### WHAT TO WORK ON
Retype these lines and no others: the line holding "Clone this diagram in TikZ.", the line holding "(490,364) .. (495,366);", and all lines between them. Pictures stay out.

### DATA
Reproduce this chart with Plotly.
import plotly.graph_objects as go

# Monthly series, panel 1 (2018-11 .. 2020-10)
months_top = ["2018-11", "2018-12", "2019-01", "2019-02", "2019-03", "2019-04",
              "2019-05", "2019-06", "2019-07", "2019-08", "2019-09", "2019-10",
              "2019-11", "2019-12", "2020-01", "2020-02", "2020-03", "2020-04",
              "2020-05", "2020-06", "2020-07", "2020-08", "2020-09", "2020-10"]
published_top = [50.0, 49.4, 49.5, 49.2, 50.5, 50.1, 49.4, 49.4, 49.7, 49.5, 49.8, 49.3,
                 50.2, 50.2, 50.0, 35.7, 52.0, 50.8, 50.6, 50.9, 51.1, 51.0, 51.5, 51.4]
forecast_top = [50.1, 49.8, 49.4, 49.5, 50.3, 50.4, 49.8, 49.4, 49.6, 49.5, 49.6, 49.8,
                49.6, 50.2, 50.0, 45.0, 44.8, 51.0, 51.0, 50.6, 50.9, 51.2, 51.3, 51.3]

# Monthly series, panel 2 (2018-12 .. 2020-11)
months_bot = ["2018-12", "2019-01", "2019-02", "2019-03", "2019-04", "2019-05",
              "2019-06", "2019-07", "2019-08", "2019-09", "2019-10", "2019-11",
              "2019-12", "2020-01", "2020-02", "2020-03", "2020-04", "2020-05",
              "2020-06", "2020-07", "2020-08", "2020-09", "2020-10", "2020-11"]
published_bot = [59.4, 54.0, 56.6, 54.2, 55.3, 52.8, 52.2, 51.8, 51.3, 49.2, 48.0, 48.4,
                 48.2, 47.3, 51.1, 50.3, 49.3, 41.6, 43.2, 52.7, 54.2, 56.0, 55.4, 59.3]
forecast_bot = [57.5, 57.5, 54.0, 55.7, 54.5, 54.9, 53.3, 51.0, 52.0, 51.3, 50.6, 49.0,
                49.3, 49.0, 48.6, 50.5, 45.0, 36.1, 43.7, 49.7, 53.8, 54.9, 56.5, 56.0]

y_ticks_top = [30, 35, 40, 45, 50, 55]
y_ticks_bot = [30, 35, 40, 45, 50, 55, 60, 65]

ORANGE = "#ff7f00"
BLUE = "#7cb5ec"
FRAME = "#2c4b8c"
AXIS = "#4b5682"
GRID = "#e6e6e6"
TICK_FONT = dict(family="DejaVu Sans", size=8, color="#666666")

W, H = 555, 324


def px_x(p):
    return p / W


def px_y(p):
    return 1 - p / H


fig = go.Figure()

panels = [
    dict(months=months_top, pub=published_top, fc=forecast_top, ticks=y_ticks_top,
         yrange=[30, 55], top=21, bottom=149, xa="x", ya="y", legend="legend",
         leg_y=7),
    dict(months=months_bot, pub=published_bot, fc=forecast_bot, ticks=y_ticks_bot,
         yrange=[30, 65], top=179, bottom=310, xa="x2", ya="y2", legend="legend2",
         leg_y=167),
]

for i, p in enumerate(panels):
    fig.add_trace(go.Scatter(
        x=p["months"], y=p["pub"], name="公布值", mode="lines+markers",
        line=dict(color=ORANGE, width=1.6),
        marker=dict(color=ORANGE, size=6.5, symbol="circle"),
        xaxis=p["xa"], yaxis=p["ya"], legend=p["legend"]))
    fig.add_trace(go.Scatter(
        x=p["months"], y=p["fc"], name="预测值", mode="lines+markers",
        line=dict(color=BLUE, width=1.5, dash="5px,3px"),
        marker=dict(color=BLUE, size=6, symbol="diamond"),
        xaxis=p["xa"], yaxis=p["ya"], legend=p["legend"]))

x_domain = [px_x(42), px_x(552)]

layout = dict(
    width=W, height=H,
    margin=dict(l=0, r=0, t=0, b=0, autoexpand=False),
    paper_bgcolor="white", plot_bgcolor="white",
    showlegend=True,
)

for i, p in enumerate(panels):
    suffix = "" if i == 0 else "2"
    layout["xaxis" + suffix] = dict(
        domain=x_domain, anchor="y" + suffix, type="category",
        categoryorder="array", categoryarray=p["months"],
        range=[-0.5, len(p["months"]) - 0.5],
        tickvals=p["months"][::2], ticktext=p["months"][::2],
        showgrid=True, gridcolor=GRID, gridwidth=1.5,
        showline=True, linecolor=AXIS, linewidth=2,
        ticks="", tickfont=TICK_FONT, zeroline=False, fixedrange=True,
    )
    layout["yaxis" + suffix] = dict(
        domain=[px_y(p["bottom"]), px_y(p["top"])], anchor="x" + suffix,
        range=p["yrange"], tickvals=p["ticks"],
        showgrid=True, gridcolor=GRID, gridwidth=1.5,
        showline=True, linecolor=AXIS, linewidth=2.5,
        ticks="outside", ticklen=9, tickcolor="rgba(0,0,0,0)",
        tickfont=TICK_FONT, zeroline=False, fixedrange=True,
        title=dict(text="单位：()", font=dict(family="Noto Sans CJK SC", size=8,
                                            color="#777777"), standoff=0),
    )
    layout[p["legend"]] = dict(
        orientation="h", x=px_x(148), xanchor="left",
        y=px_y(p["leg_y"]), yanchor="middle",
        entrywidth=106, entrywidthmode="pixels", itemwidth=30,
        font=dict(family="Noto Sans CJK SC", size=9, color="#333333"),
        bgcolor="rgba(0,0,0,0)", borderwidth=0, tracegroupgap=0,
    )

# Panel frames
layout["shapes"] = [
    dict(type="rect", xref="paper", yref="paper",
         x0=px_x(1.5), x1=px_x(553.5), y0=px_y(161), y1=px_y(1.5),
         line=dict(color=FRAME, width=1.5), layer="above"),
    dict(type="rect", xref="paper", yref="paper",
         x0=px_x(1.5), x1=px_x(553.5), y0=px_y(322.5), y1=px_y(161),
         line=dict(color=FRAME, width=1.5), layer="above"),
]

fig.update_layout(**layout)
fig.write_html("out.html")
==
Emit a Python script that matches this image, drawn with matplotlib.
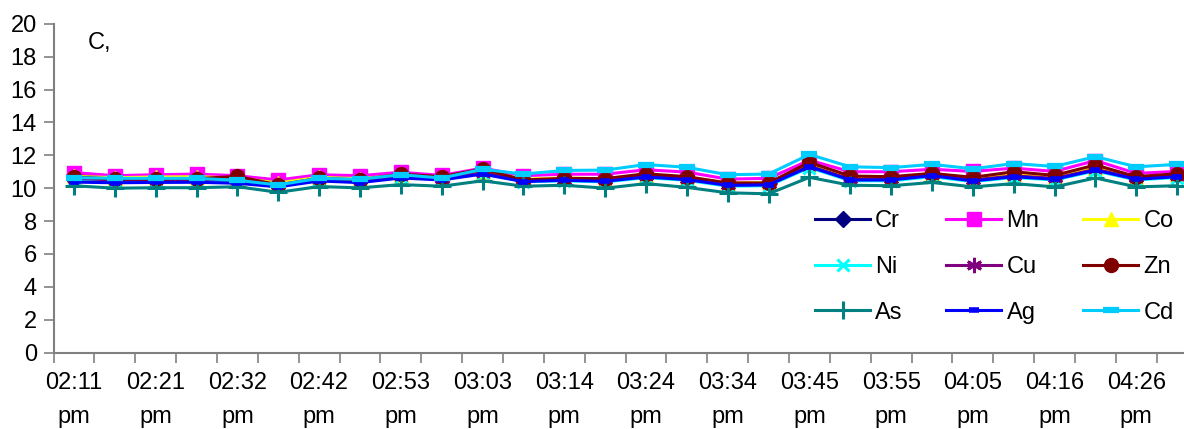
---
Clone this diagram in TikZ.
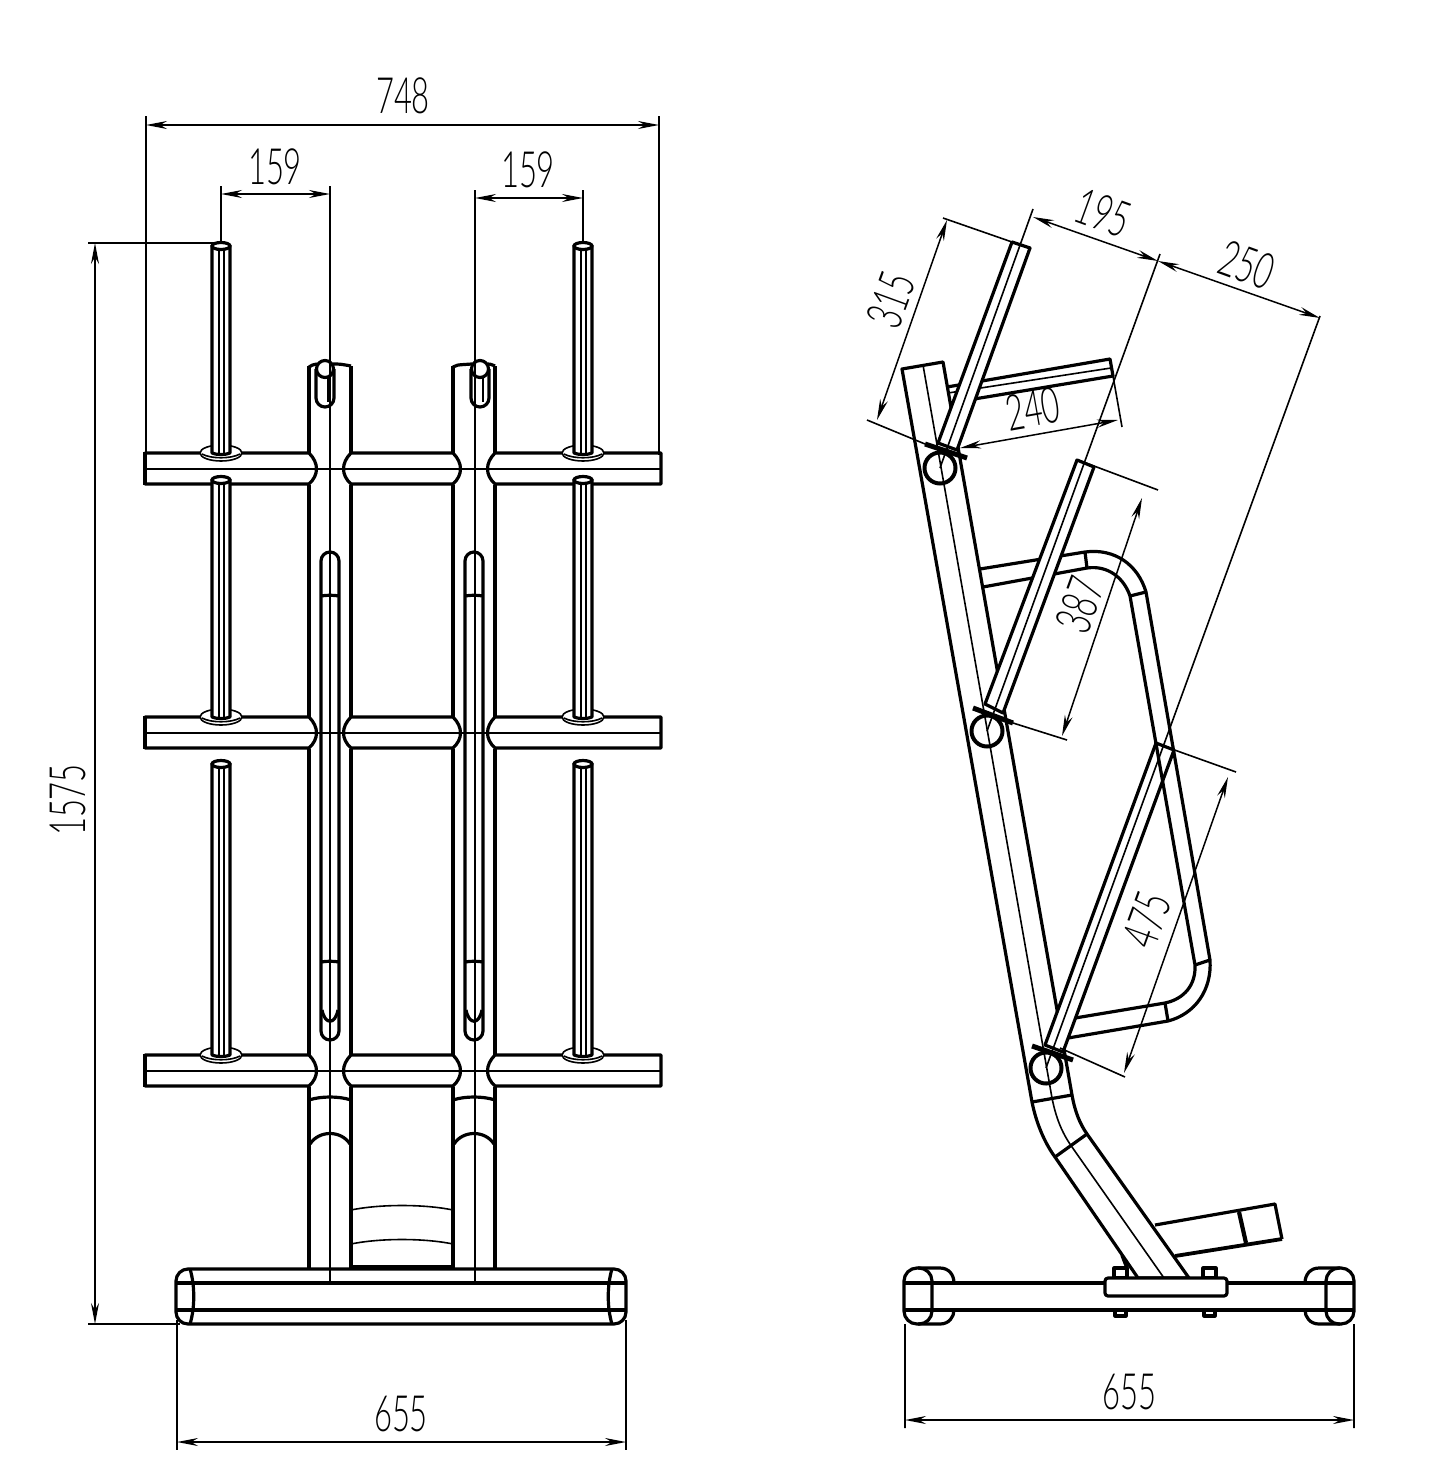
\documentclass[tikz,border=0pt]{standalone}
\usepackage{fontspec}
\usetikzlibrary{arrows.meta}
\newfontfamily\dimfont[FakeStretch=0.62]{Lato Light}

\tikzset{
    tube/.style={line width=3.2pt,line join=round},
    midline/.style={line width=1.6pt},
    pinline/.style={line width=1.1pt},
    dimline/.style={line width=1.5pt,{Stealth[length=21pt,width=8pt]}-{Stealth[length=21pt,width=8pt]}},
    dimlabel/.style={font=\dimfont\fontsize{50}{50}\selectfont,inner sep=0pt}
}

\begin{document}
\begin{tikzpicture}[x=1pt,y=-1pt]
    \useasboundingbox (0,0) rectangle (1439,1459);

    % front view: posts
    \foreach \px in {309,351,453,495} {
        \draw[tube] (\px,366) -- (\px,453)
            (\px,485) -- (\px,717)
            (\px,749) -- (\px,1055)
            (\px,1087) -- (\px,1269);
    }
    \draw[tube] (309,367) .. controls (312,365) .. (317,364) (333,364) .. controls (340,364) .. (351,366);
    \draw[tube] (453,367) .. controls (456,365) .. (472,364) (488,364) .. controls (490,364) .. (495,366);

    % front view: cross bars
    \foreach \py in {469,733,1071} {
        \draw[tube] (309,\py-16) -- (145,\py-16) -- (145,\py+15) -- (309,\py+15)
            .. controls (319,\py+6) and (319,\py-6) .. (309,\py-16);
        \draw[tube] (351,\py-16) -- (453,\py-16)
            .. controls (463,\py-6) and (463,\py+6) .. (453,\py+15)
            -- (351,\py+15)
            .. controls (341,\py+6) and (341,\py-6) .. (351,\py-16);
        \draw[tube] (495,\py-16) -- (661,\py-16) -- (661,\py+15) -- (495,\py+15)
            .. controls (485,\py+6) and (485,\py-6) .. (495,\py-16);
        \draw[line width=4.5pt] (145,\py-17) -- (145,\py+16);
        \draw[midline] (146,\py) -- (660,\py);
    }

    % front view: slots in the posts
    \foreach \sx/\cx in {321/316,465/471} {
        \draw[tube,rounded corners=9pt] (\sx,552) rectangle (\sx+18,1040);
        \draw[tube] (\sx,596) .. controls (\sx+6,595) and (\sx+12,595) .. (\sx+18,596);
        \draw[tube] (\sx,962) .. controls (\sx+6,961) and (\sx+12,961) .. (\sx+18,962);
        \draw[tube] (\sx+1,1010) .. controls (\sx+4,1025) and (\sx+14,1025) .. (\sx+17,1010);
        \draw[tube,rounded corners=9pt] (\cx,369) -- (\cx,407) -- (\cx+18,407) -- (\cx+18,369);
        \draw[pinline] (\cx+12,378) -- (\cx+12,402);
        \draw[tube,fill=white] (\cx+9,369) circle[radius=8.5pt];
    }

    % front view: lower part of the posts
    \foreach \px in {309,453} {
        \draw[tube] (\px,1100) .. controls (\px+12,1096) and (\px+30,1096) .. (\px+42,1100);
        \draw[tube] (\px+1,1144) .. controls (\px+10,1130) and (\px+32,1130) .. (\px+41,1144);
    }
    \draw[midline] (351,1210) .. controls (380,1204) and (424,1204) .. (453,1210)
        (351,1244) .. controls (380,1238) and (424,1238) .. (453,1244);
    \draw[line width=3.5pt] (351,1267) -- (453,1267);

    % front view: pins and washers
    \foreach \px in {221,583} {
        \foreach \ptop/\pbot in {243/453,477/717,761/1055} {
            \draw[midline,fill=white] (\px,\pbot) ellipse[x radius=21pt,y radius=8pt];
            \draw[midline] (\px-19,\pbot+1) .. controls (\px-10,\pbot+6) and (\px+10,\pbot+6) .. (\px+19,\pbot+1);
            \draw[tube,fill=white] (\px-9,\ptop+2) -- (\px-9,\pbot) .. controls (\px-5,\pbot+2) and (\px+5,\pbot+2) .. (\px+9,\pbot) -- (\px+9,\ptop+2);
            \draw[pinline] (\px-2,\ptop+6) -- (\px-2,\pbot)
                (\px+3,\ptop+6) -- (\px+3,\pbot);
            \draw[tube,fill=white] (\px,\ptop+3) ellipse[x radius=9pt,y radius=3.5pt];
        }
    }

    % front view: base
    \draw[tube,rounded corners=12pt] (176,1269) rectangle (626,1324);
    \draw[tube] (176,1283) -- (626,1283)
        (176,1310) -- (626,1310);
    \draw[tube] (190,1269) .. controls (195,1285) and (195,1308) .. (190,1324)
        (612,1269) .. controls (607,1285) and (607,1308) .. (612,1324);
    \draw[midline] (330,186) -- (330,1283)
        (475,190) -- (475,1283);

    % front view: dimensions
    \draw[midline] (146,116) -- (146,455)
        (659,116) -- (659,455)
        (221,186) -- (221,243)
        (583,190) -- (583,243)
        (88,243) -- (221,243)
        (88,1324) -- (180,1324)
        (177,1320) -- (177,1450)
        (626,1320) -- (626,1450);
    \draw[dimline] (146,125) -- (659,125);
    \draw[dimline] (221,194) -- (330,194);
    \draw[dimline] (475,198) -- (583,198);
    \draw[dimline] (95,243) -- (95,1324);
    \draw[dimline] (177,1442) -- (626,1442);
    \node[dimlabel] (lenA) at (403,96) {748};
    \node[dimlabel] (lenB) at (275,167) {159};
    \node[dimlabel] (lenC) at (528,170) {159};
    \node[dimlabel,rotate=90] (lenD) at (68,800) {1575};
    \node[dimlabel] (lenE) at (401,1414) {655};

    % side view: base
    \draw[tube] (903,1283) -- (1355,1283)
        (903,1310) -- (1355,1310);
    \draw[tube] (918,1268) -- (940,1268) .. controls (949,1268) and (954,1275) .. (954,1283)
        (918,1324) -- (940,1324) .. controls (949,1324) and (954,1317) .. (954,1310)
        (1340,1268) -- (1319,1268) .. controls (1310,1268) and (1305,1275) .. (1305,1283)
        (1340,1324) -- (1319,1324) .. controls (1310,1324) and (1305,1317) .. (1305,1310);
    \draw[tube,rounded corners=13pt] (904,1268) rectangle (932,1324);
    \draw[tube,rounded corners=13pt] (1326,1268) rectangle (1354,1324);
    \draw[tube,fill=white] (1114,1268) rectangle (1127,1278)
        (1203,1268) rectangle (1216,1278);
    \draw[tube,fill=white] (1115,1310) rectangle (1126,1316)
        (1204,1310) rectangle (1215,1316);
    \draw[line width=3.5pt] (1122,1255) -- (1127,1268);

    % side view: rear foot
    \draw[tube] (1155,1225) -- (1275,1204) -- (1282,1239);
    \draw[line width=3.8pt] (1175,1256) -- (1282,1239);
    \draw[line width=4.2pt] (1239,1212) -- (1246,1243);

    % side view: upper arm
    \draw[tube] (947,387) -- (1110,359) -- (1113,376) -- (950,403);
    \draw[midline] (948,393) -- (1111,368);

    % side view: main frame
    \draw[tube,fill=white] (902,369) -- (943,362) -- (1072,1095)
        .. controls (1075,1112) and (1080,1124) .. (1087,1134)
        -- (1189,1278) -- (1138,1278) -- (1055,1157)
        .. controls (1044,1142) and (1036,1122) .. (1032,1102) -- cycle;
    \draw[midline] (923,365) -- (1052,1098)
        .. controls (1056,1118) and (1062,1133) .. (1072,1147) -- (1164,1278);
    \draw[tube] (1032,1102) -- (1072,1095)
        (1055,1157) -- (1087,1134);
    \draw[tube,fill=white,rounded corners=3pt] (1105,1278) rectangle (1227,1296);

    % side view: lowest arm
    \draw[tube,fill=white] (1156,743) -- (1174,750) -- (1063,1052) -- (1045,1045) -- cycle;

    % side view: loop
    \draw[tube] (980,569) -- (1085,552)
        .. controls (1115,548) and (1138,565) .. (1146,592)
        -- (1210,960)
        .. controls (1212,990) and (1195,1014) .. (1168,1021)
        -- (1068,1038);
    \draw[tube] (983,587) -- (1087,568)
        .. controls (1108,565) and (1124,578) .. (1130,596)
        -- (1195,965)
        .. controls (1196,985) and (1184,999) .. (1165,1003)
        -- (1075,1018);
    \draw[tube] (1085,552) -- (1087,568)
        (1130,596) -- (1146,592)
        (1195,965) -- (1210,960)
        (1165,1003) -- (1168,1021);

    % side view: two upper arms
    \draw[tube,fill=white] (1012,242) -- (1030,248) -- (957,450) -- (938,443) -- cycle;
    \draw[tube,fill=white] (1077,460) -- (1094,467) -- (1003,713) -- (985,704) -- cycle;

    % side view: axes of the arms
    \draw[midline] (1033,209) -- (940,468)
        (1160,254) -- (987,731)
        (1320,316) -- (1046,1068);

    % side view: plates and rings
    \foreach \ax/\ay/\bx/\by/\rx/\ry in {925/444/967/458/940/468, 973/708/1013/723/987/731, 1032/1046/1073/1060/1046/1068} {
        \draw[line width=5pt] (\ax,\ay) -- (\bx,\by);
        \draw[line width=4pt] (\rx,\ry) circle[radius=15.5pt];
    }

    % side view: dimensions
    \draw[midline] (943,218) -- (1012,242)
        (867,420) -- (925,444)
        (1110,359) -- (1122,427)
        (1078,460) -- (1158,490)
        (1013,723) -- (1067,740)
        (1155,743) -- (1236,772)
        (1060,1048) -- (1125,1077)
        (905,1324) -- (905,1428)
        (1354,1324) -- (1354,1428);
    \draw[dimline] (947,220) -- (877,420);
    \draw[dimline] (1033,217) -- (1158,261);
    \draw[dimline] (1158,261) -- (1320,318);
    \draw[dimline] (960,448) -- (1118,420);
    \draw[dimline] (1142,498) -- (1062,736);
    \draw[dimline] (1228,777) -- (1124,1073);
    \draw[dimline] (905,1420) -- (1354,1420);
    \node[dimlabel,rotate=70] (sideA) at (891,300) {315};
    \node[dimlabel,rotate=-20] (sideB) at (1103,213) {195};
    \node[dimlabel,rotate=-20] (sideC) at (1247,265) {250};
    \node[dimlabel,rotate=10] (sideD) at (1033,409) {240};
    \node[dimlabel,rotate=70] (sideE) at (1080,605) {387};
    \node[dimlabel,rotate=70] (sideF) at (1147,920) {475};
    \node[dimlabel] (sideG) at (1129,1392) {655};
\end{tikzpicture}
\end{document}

### FULL OUTPUT
Clone this diagram in TikZ.
\documentclass[tikz,border=0pt]{standalone}
\usepackage{fontspec}
\usetikzlibrary{arrows.meta}
\newfontfamily\dimfont[FakeStretch=0.62]{Lato Light}

\tikzset{
    tube/.style={line width=3.2pt,line join=round},
    midline/.style={line width=1.6pt},
    pinline/.style={line width=1.1pt},
    dimline/.style={line width=1.5pt,{Stealth[length=21pt,width=8pt]}-{Stealth[length=21pt,width=8pt]}},
    dimlabel/.style={font=\dimfont\fontsize{50}{50}\selectfont,inner sep=0pt}
}

\begin{document}
\begin{tikzpicture}[x=1pt,y=-1pt]
    \useasboundingbox (0,0) rectangle (1439,1459);

    % front view: posts
    \foreach \px in {309,351,453,495} {
        \draw[tube] (\px,366) -- (\px,453)
            (\px,485) -- (\px,717)
            (\px,749) -- (\px,1055)
            (\px,1087) -- (\px,1269);
    }
    \draw[tube] (309,367) .. controls (312,365) .. (317,364) (333,364) .. controls (340,364) .. (351,366);
    \draw[tube] (453,367) .. controls (456,365) .. (472,364) (488,364) .. controls (490,364) .. (495,366);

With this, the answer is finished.